- _WHAT THE EXERCISE ASKS_:
The lines to return are those from the one containing "Reproduce this chart" down to the one containing "off_b_volt = [5.0, 0.0, 5.0]", inclusive; return them exactly and nothing else.

* * * * *

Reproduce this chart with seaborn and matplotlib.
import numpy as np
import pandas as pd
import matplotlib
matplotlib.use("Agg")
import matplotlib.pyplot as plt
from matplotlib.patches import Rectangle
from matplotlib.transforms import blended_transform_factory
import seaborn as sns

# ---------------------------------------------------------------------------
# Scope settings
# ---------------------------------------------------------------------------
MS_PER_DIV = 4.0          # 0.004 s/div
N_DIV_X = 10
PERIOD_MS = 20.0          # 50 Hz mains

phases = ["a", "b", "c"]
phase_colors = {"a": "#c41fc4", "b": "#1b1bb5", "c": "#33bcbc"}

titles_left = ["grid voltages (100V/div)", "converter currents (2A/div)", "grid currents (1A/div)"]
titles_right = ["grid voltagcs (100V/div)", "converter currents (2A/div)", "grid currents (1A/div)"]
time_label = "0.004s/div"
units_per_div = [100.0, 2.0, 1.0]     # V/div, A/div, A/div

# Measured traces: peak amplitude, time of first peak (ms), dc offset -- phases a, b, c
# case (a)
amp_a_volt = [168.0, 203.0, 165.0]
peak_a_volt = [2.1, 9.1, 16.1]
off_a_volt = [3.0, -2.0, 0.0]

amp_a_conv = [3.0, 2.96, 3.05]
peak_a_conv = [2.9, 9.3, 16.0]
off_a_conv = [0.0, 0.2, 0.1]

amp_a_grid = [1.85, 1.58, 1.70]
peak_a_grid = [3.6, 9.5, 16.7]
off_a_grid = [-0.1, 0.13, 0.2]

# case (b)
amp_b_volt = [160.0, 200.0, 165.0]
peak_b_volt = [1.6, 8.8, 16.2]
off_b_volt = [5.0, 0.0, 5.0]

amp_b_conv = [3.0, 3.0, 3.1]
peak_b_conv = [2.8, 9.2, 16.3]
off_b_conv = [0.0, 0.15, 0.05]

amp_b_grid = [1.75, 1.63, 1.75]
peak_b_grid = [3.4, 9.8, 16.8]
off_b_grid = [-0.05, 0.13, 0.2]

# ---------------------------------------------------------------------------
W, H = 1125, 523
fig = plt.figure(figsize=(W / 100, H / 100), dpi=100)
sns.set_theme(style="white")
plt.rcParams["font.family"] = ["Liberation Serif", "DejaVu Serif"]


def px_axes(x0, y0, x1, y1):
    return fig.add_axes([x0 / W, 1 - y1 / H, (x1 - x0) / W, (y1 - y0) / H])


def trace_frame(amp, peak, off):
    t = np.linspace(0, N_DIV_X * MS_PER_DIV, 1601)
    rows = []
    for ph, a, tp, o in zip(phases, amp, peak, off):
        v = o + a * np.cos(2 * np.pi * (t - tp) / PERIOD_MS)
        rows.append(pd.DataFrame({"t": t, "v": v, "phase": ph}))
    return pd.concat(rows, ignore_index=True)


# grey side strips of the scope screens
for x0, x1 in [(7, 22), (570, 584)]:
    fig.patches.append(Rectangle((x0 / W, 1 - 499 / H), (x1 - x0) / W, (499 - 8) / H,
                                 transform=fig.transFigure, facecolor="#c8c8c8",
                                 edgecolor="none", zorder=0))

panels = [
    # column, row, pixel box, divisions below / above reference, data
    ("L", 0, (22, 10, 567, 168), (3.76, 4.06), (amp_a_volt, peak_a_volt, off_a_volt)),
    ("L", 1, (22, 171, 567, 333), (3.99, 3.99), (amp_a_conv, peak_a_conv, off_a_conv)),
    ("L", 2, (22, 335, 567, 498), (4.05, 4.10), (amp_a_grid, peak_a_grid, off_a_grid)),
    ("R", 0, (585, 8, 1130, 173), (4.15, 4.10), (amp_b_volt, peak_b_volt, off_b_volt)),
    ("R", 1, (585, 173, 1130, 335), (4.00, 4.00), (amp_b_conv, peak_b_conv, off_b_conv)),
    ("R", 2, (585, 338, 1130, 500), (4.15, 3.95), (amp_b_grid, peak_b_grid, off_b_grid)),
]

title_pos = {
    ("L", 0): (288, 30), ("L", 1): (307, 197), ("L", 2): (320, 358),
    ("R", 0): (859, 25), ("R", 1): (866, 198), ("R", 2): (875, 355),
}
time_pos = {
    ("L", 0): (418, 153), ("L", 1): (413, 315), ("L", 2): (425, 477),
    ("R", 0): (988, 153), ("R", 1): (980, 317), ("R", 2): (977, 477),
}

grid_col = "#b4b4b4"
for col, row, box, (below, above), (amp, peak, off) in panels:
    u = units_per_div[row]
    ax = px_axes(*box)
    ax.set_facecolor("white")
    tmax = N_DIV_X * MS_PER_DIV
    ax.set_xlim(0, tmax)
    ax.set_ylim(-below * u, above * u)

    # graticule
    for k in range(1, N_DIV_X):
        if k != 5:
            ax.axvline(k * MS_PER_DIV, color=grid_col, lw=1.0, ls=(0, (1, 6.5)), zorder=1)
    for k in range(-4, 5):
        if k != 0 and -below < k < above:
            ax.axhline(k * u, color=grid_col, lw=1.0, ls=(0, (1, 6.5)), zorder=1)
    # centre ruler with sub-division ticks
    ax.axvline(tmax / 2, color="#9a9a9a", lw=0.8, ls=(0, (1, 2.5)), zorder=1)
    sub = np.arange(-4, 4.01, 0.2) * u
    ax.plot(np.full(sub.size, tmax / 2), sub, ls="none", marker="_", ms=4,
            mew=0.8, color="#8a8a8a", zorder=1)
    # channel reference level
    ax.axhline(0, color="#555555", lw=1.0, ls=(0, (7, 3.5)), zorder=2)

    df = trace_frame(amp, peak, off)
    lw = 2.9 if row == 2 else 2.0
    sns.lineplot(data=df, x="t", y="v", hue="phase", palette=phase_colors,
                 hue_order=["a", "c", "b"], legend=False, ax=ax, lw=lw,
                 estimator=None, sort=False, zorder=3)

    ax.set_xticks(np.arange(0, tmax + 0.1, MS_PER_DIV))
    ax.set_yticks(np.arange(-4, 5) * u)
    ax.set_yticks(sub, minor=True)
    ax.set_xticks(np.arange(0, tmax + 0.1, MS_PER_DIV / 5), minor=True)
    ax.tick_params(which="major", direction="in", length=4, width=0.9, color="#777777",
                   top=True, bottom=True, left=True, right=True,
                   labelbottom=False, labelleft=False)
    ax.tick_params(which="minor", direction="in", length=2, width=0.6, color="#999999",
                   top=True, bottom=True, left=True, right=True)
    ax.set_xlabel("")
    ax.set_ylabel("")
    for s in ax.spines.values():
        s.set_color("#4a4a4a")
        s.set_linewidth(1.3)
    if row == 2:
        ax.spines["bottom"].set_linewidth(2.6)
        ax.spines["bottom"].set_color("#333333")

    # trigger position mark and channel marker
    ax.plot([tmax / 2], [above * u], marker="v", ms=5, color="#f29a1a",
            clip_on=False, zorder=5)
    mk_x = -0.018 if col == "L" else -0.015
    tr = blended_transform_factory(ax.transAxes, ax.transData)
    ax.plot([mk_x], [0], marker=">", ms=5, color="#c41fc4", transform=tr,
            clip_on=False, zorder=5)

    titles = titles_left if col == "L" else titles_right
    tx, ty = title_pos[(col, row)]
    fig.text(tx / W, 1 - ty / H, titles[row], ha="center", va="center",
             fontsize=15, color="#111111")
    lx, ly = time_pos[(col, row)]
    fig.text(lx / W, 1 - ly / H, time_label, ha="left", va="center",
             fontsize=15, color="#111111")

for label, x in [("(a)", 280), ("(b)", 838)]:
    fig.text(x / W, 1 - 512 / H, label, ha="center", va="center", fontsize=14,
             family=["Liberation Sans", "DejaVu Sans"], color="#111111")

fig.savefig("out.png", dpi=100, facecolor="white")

* * * * *

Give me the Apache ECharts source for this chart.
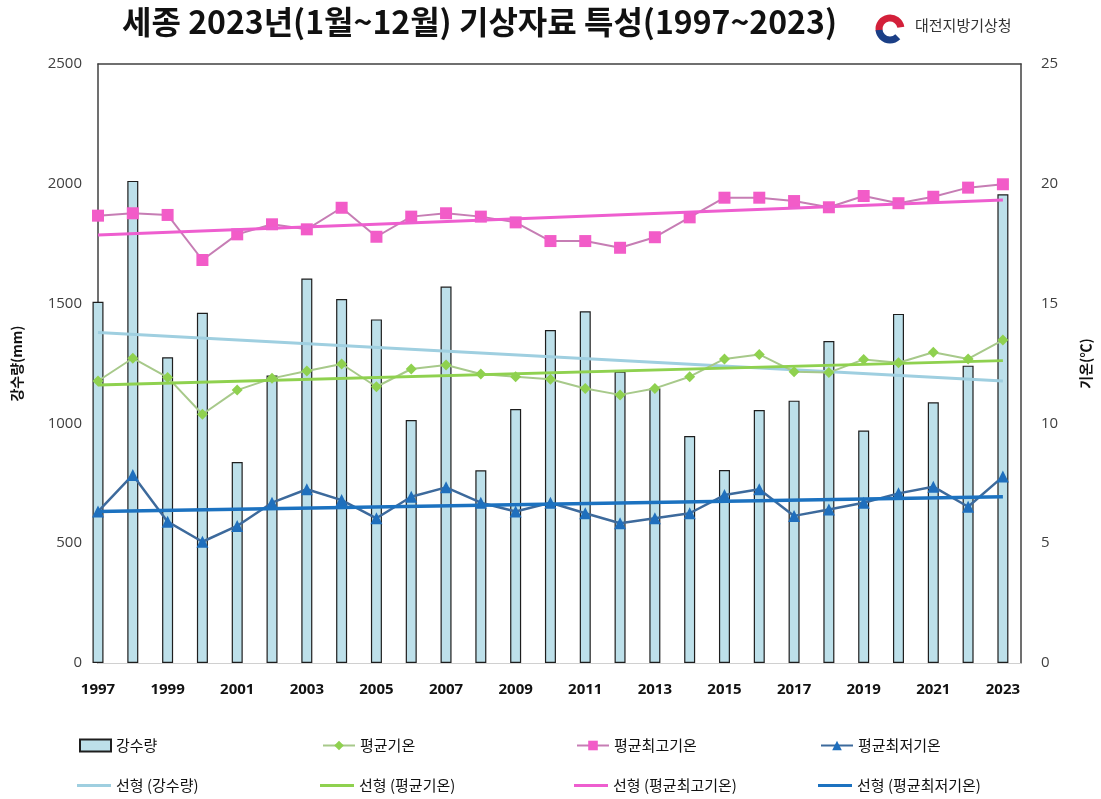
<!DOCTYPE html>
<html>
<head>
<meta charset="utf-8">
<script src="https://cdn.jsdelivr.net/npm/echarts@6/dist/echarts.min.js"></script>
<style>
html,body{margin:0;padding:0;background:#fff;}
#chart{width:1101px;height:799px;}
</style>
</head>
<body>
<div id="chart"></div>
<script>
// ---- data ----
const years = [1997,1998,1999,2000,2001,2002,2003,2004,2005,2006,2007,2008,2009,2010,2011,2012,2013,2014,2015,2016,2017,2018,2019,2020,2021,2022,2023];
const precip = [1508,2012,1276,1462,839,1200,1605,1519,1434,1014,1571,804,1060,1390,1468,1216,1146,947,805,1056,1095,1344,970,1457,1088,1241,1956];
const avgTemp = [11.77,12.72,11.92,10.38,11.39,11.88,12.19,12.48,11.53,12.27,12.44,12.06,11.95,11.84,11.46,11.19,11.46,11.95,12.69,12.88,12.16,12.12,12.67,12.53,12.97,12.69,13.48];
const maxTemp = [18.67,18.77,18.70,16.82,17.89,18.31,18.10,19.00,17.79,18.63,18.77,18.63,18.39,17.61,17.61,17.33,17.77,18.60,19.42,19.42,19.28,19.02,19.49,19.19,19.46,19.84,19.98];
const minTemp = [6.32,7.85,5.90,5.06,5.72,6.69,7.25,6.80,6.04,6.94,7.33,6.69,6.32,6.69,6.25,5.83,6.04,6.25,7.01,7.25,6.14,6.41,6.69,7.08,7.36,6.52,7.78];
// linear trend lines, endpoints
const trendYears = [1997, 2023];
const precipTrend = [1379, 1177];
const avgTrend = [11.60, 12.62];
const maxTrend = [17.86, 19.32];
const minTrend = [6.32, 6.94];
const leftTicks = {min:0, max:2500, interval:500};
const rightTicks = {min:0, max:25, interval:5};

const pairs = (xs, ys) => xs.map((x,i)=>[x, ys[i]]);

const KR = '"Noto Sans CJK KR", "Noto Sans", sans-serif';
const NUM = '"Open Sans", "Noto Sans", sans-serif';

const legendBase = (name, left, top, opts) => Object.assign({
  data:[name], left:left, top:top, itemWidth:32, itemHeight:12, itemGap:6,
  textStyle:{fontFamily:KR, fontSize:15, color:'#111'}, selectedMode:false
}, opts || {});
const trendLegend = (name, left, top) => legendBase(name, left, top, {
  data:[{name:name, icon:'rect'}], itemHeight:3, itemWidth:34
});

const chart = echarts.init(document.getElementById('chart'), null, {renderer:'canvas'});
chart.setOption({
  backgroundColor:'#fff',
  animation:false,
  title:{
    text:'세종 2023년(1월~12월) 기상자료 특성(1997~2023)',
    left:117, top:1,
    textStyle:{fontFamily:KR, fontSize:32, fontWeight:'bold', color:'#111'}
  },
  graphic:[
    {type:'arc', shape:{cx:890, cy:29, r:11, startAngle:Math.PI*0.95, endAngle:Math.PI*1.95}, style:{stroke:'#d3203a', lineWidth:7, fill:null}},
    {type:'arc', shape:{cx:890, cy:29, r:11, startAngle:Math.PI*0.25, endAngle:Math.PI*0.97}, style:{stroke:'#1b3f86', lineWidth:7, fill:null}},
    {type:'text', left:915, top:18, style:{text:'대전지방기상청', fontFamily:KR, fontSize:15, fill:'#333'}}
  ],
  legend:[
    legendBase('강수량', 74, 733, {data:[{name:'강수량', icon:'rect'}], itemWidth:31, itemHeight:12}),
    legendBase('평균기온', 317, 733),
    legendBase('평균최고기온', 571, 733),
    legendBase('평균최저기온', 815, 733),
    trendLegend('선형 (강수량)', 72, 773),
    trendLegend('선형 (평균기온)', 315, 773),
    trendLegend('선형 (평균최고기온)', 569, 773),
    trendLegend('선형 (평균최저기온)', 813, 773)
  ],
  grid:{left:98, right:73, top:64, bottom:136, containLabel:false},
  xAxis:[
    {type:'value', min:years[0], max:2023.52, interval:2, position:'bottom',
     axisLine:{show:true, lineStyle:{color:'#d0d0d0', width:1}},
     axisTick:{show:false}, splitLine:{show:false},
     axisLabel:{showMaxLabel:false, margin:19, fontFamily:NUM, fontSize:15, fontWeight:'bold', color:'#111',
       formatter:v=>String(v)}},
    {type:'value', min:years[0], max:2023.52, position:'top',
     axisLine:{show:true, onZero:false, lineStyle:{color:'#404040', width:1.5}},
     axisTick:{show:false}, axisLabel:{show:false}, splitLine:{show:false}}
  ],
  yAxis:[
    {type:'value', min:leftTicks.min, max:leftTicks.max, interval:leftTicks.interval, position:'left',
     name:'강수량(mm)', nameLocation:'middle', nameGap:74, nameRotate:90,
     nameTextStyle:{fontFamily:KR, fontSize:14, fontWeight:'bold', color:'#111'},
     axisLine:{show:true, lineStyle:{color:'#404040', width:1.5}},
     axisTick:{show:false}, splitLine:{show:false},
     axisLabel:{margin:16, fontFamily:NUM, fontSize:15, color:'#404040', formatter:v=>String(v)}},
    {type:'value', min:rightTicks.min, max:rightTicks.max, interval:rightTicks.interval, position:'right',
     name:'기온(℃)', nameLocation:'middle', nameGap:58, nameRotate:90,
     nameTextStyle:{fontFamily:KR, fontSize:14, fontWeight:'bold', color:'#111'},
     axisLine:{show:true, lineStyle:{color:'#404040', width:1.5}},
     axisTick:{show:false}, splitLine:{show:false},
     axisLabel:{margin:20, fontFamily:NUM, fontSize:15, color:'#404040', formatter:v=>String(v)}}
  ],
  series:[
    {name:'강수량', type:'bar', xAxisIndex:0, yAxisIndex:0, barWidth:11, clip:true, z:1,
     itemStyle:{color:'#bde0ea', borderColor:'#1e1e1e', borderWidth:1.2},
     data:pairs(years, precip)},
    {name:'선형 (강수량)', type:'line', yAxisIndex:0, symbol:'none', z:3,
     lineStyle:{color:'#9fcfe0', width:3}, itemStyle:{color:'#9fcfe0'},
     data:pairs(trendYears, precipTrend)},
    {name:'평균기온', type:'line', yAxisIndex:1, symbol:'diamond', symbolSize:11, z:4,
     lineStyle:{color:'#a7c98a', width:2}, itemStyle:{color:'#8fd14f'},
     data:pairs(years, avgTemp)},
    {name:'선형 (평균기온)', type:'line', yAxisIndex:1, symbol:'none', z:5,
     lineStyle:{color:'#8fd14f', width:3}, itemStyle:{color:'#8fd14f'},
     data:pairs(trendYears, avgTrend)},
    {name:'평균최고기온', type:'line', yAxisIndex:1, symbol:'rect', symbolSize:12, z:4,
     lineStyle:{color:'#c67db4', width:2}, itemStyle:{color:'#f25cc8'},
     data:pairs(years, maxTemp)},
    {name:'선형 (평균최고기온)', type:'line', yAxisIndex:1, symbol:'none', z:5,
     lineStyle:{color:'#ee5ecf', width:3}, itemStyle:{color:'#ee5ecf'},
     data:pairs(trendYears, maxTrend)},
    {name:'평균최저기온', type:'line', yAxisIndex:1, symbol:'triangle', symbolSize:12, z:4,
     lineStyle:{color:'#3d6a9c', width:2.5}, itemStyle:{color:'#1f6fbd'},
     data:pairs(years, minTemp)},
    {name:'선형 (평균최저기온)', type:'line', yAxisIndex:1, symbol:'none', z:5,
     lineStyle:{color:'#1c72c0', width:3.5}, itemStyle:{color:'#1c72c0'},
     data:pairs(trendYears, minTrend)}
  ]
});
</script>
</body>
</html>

* * * * *

- _COMPLETE OUTPUT_:
Reproduce this chart with seaborn and matplotlib.
import numpy as np
import pandas as pd
import matplotlib
matplotlib.use("Agg")
import matplotlib.pyplot as plt
from matplotlib.patches import Rectangle
from matplotlib.transforms import blended_transform_factory
import seaborn as sns

# ---------------------------------------------------------------------------
# Scope settings
# ---------------------------------------------------------------------------
MS_PER_DIV = 4.0          # 0.004 s/div
N_DIV_X = 10
PERIOD_MS = 20.0          # 50 Hz mains

phases = ["a", "b", "c"]
phase_colors = {"a": "#c41fc4", "b": "#1b1bb5", "c": "#33bcbc"}

titles_left = ["grid voltages (100V/div)", "converter currents (2A/div)", "grid currents (1A/div)"]
titles_right = ["grid voltagcs (100V/div)", "converter currents (2A/div)", "grid currents (1A/div)"]
time_label = "0.004s/div"
units_per_div = [100.0, 2.0, 1.0]     # V/div, A/div, A/div

# Measured traces: peak amplitude, time of first peak (ms), dc offset -- phases a, b, c
# case (a)
amp_a_volt = [168.0, 203.0, 165.0]
peak_a_volt = [2.1, 9.1, 16.1]
off_a_volt = [3.0, -2.0, 0.0]

amp_a_conv = [3.0, 2.96, 3.05]
peak_a_conv = [2.9, 9.3, 16.0]
off_a_conv = [0.0, 0.2, 0.1]

amp_a_grid = [1.85, 1.58, 1.70]
peak_a_grid = [3.6, 9.5, 16.7]
off_a_grid = [-0.1, 0.13, 0.2]

# case (b)
amp_b_volt = [160.0, 200.0, 165.0]
peak_b_volt = [1.6, 8.8, 16.2]
off_b_volt = [5.0, 0.0, 5.0]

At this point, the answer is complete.